---------- RAW DATA ----------

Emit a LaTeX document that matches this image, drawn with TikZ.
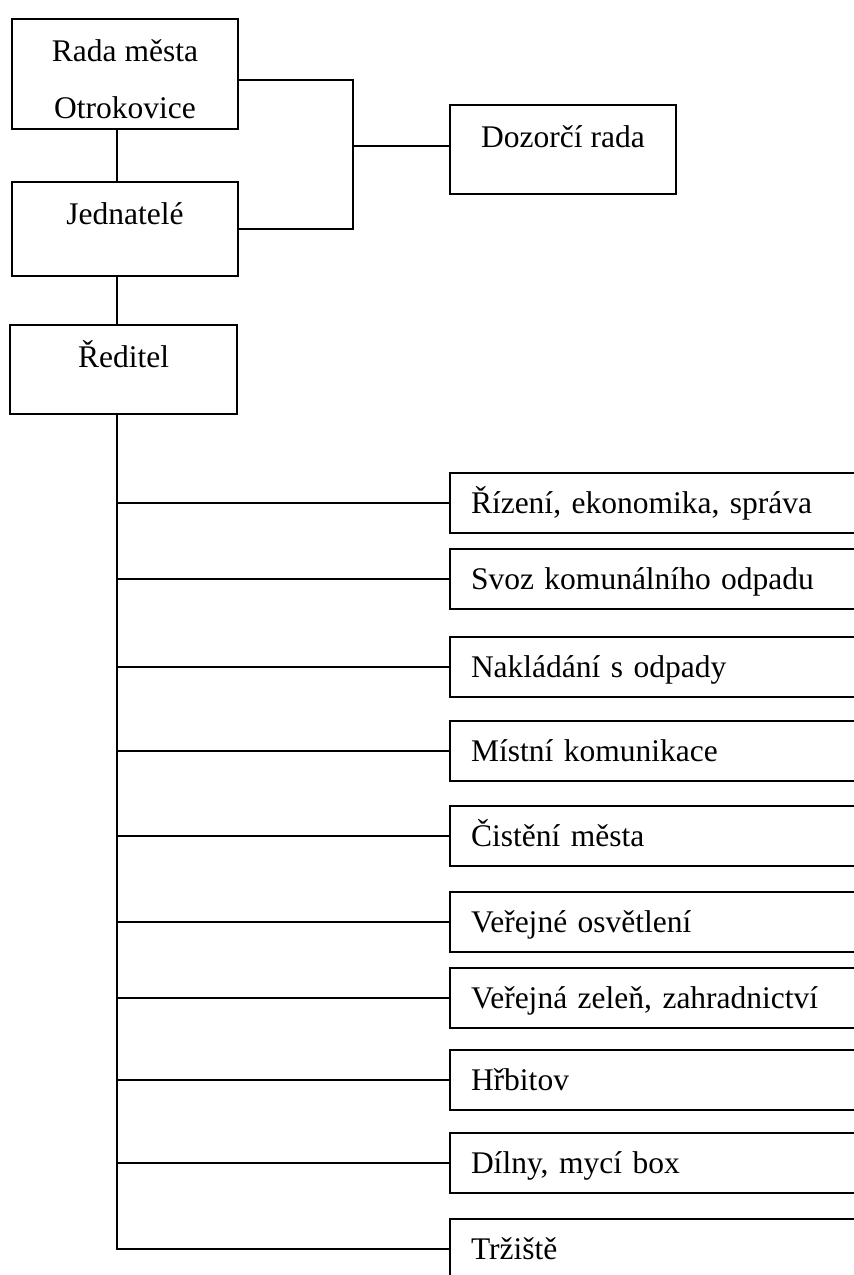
\documentclass[tikz,border=0pt]{standalone}
\usepackage{fontspec}
\setmainfont{Liberation Serif}
\usetikzlibrary{calc}

\begin{document}
\begin{tikzpicture}[
  x=0.5pt, y=-0.5pt,
  every node/.style={font=\fontsize{15.75}{28.5}\selectfont},
  headbox/.style={draw, line width=1pt, anchor=north west, inner sep=0pt,
    minimum width=113pt, align=center, text height=21pt},
  unitbox/.style={draw, line width=1pt, anchor=west, inner xsep=10.5pt, inner ysep=0pt,
    text width=189pt, align=left, minimum height=30pt, text height=12pt, text depth=1.6pt},
  link/.style={line width=1pt}
]
  \useasboundingbox (0,0) rectangle (854,1275);
  \clip (0,0) rectangle (854,1275);

  % --- management chain
  \node[headbox, text height=49.5pt, text depth=5.5pt] (rada) at (11,18) {Rada města\\Otrokovice};
  \node[headbox, text depth=26pt] (jed)  at (11,181) {Jednatelé};
  \node[headbox, text depth=23.5pt, minimum width=113.5pt] (red) at (9,324) {Ředitel};
  \node[headbox, text depth=23.5pt] (dozor) at (449,104) {Dozorčí rada};

  \coordinate (fork)  at (353,146);
  \coordinate (spine) at (117,1249);

  \draw[link] ([yshift=-3pt]rada.east) -| (fork) |- (jed.east);
  \draw[link] (fork) -- (fork -| dozor.west);
  \draw[link] (rada.south -| spine) -- (jed.north -| spine);
  \draw[link] (jed.south -| spine) -- (red.north -| spine);

  % --- departments under the director
  \foreach \y/\txt [count=\i] in {
      503/{Řízení, ekonomika, správa},
      579/{Svoz komunálního odpadu},
      667/{Nakládání s odpady},
      751/{Místní komunikace},
      836/{Čistění města},
      922/{Veřejné osvětlení},
      998/{Veřejná zeleň, zahradnictví},
      1080/{Hřbitov},
      1163/{Dílny, mycí box},
      1249/{Tržiště}} {
    \node[unitbox] (u\i) at (449,\y) {\txt};
    \draw[link] (spine |- u\i.west) -- (u\i.west);
  }
  \draw[link] (red.south -| spine) -- (spine) -- (u10.west);
\end{tikzpicture}
\end{document}
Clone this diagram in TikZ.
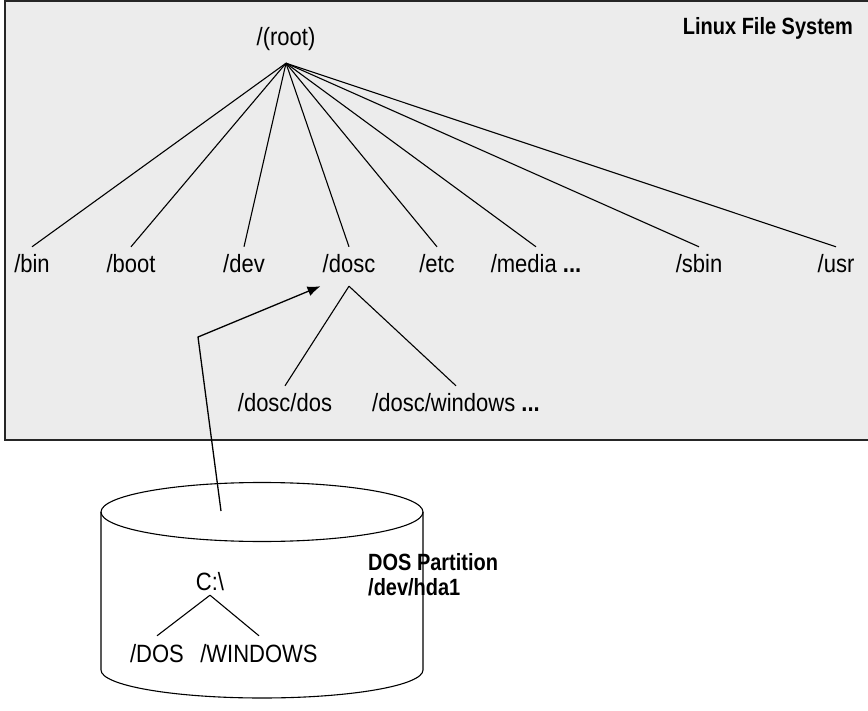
\documentclass[tikz,border=0pt]{standalone}
\usepackage{fontspec}
\usetikzlibrary{arrows.meta}
\newfontfamily\dirfont[FakeStretch=0.88]{Liberation Sans}
\newfontfamily\rotfont[FakeStretch=0.85]{Liberation Sans}
\definecolor{panel}{HTML}{ECECEC}
\tikzset{
  carpeta/.style={font=\dirfont\fontsize{25}{27}\selectfont, anchor=base, inner xsep=2pt, inner ysep=10pt, text height=16pt, text depth=3pt},
  rotulo/.style={font=\rotfont\fontsize{23.5}{23}\selectfont\bfseries, inner sep=0pt, align=left},
  rama/.style={line width=1.1pt},
  flecha/.style={line width=1.3pt, -{Latex[length=13pt,width=10pt]}},
}

\begin{document}
\begin{tikzpicture}[x=1pt,y=-1pt]
  \useasboundingbox (0,0) rectangle (868,711);
  % panel of the Linux tree
  \draw[fill=panel, draw=black!85, line width=2pt] (4.5,1.5) rectangle (880,440);
  \node[rotulo, anchor=base east] (titulo) at (853,35) {Linux File System};
  \node[carpeta, inner ysep=14pt] (raiz) at (286,46) {/(root)};
  \foreach \n/\x in {bin/32, boot/131, dev/244, dosc/349, etc/437, sbin/699, usr/836}
    \node[carpeta] (\n) at (\x,273) {/\n};
  \node[carpeta] (media) at (536,273) {/media {\bfseries...}};
  \foreach \n in {bin,boot,dev,dosc,etc,media,sbin,usr}
    \draw[rama] (raiz.south) -- (\n.north);
  % subfolders of /dosc
  \node[carpeta] (doscdos) at (285,412) {/dosc/dos};
  \node[carpeta] (doscwin) at (456,412) {/dosc/windows {\bfseries...}};
  \draw[rama] (dosc.south) -- (doscdos.north);
  \draw[rama] (dosc.south) -- (doscwin.north);
  % DOS partition
  \draw[rama] (101,512) -- (101,670) arc[start angle=180, end angle=360, x radius=161pt, y radius=28pt] -- (423,512);
  \draw[rama] (262,512) ellipse [x radius=161pt, y radius=29.5pt];
  \node[carpeta, inner ysep=2pt] (c) at (210,590) {C:\textbackslash};
  \node[carpeta] (dos) at (157,662) {/DOS};
  \node[carpeta] (windows) at (259,662) {/WINDOWS};
  \draw[rama] (c.south) -- (dos.north);
  \draw[rama] (c.south) -- (windows.north);
  \node[rotulo, anchor=base west] (particion) at (368,595) {DOS Partition\\[2pt]/dev/hda1};
  % mount arrow
  \coordinate (montaje) at (221,511);
  \coordinate (codo) at (198,337);
  \draw[flecha] (montaje) -- (codo) -- (dosc.south west);
\end{tikzpicture}
\end{document}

----------

- PROBLEM TO SOLVE
Copy out all of the material exactly as written, without its pictures.

- IN RESPONSE
Emit a LaTeX document that matches this image, drawn with TikZ.
\documentclass[tikz,border=0pt]{standalone}
\usepackage{fontspec}
\setmainfont{Liberation Serif}
\usetikzlibrary{calc}

\begin{document}
\begin{tikzpicture}[
  x=0.5pt, y=-0.5pt,
  every node/.style={font=\fontsize{15.75}{28.5}\selectfont},
  headbox/.style={draw, line width=1pt, anchor=north west, inner sep=0pt,
    minimum width=113pt, align=center, text height=21pt},
  unitbox/.style={draw, line width=1pt, anchor=west, inner xsep=10.5pt, inner ysep=0pt,
    text width=189pt, align=left, minimum height=30pt, text height=12pt, text depth=1.6pt},
  link/.style={line width=1pt}
]
  \useasboundingbox (0,0) rectangle (854,1275);
  \clip (0,0) rectangle (854,1275);

  % --- management chain
  \node[headbox, text height=49.5pt, text depth=5.5pt] (rada) at (11,18) {Rada města\\Otrokovice};
  \node[headbox, text depth=26pt] (jed)  at (11,181) {Jednatelé};
  \node[headbox, text depth=23.5pt, minimum width=113.5pt] (red) at (9,324) {Ředitel};
  \node[headbox, text depth=23.5pt] (dozor) at (449,104) {Dozorčí rada};

  \coordinate (fork)  at (353,146);
  \coordinate (spine) at (117,1249);

  \draw[link] ([yshift=-3pt]rada.east) -| (fork) |- (jed.east);
  \draw[link] (fork) -- (fork -| dozor.west);
  \draw[link] (rada.south -| spine) -- (jed.north -| spine);
  \draw[link] (jed.south -| spine) -- (red.north -| spine);

  % --- departments under the director
  \foreach \y/\txt [count=\i] in {
      503/{Řízení, ekonomika, správa},
      579/{Svoz komunálního odpadu},
      667/{Nakládání s odpady},
      751/{Místní komunikace},
      836/{Čistění města},
      922/{Veřejné osvětlení},
      998/{Veřejná zeleň, zahradnictví},
      1080/{Hřbitov},
      1163/{Dílny, mycí box},
      1249/{Tržiště}} {
    \node[unitbox] (u\i) at (449,\y) {\txt};
    \draw[link] (spine |- u\i.west) -- (u\i.west);
  }
  \draw[link] (red.south -| spine) -- (spine) -- (u10.west);
\end{tikzpicture}
\end{document}
Clone this diagram in TikZ.
\documentclass[tikz,border=0pt]{standalone}
\usepackage{fontspec}
\usetikzlibrary{arrows.meta}
\newfontfamily\dirfont[FakeStretch=0.88]{Liberation Sans}
\newfontfamily\rotfont[FakeStretch=0.85]{Liberation Sans}
\definecolor{panel}{HTML}{ECECEC}
\tikzset{
  carpeta/.style={font=\dirfont\fontsize{25}{27}\selectfont, anchor=base, inner xsep=2pt, inner ysep=10pt, text height=16pt, text depth=3pt},
  rotulo/.style={font=\rotfont\fontsize{23.5}{23}\selectfont\bfseries, inner sep=0pt, align=left},
  rama/.style={line width=1.1pt},
  flecha/.style={line width=1.3pt, -{Latex[length=13pt,width=10pt]}},
}

\begin{document}
\begin{tikzpicture}[x=1pt,y=-1pt]
  \useasboundingbox (0,0) rectangle (868,711);
  % panel of the Linux tree
  \draw[fill=panel, draw=black!85, line width=2pt] (4.5,1.5) rectangle (880,440);
  \node[rotulo, anchor=base east] (titulo) at (853,35) {Linux File System};
  \node[carpeta, inner ysep=14pt] (raiz) at (286,46) {/(root)};
  \foreach \n/\x in {bin/32, boot/131, dev/244, dosc/349, etc/437, sbin/699, usr/836}
    \node[carpeta] (\n) at (\x,273) {/\n};
  \node[carpeta] (media) at (536,273) {/media {\bfseries...}};
  \foreach \n in {bin,boot,dev,dosc,etc,media,sbin,usr}
    \draw[rama] (raiz.south) -- (\n.north);
  % subfolders of /dosc
  \node[carpeta] (doscdos) at (285,412) {/dosc/dos};
  \node[carpeta] (doscwin) at (456,412) {/dosc/windows {\bfseries...}};
  \draw[rama] (dosc.south) -- (doscdos.north);
  \draw[rama] (dosc.south) -- (doscwin.north);
  % DOS partition
  \draw[rama] (101,512) -- (101,670) arc[start angle=180, end angle=360, x radius=161pt, y radius=28pt] -- (423,512);
  \draw[rama] (262,512) ellipse [x radius=161pt, y radius=29.5pt];
  \node[carpeta, inner ysep=2pt] (c) at (210,590) {C:\textbackslash};
  \node[carpeta] (dos) at (157,662) {/DOS};
  \node[carpeta] (windows) at (259,662) {/WINDOWS};
  \draw[rama] (c.south) -- (dos.north);
  \draw[rama] (c.south) -- (windows.north);
  \node[rotulo, anchor=base west] (particion) at (368,595) {DOS Partition\\[2pt]/dev/hda1};
  % mount arrow
  \coordinate (montaje) at (221,511);
  \coordinate (codo) at (198,337);
  \draw[flecha] (montaje) -- (codo) -- (dosc.south west);
\end{tikzpicture}
\end{document}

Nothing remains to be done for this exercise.